Spring’s whispers continue leafing out maples and oaks and casting lacy patterns of shade upon the road in front of us; within its transient beauty, we pause. A gossamer breeze tickles the overhanging branches and shimmers the shade into splinters of direction. A few steps further—sunlight squints our eyes until moseying within yet another shade-splotch and catching our breath before moving on.

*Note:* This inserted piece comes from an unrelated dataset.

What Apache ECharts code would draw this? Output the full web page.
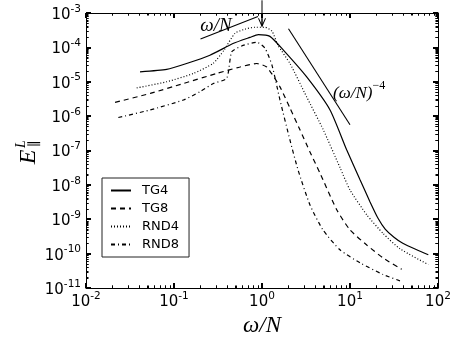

A fitting analogy for the Sacred who gives light to those in dark places, to those in the shade of death, so that our feet may be guided into the way of peace. Luke 1: 79

For this, I yearn …

“Come with us, Johnny, and go with us up North, and we will set you free,” said the soldier, his blue uniform cap tilted over his right eye, his knapsack on his back, his long musket over his shoulder. The ten-year-old, astride the mule Nell, thought it wondrous that he knew his name. For almost two years he’d marveled at the troops marching along the road skirting the Clover Bottom plantation near Nashville, Tennessee, where he lived. And now they wanted him to join them. Without a thought, he slipped off Nell’s back. It was done, the year, 1862.

Such changed the direction of John McCline’s life, narrator of Slavery in the Clover Bottoms (Knoxville, University Press, 1998). The Thirteenth Michigan Volunteers became his new home for the rest of the Civil War. A quick learner, affable, willingness, friend with suffering: such childhood traits he continued developing during years of serving others in the white world until his death in 1948.

One of his employers requested him to write his story, given the keen memory of his past. McCline set to work, but for whatever reason, only took it through the war’s end; a six-page addendum touched upon his remaining years. Unfortunately, his feelings or observations of the conflicted history swirling around him are not referenced.

However, for Civil War buffs this narrative provides rich information about Sherman’s march through Georgia and the Carolinas and the conclusion of the war. From still another perspective, we evidence the life of a simple honest man, John McCline, among the lowly ones that Jesus so loved.